Fine-grained Control of Image Caption Generation with Abstract Scene Graphs

The paper "Say As You Wish: Fine-grained Control of Image Caption Generation with Abstract Scene Graphs" introduces a novel approach for enhancing image captioning systems by integrating user intentions into the caption generation process. Traditional image captioning models primarily focus on generating descriptions that encapsulate the entirety of an image's content without accommodating specific user interests or desired levels of detail. This intention-agnostic nature of captioning models often results in generic and repetitive descriptions that lack diversity and personalization.

To address this challenge, the authors propose a framework that utilizes Abstract Scene Graphs (ASGs) to allow for fine-grained control over the image captioning process. An ASG is a directed graph composed of object, attribute, and relationship nodes, representing the elements a user is interested in describing and the level of detail desired. Unlike fully semantic scene graphs, ASGs are abstract and do not require concrete semantic labels, making them simpler to construct manually or automatically.
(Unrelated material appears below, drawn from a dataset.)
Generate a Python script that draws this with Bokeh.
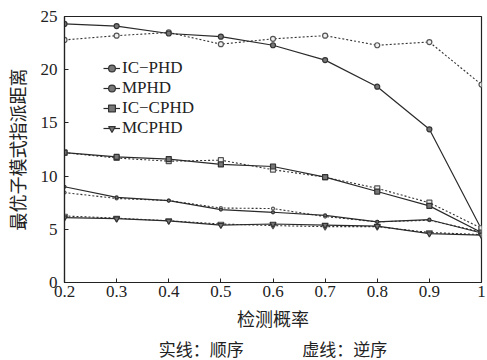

The core contribution of the paper is the ASG2Caption model, which is specifically designed to leverage ASGs in the caption generation process. This model features a role-aware graph encoder and a language decoder tailored for graphs, enabling it to incorporate user-defined intentions from ASGs into the generated captions. The role-aware encoder captures both the intention roles and semantic content of graph nodes, enhancing the model's ability to distinguish between object, attribute, and relationship nodes.

The language decoder employs a graph-based attention mechanism that considers both the semantic content and the structural information of the ASG. This mechanism includes a graph flow attention component, which ensures that the generated sequence respects the user-intended order indicated by the ASG structure. Additionally, a graph updating mechanism is incorporated to track and manage the access status of graph nodes during the caption generation process, preventing redundancy and omission of intended details.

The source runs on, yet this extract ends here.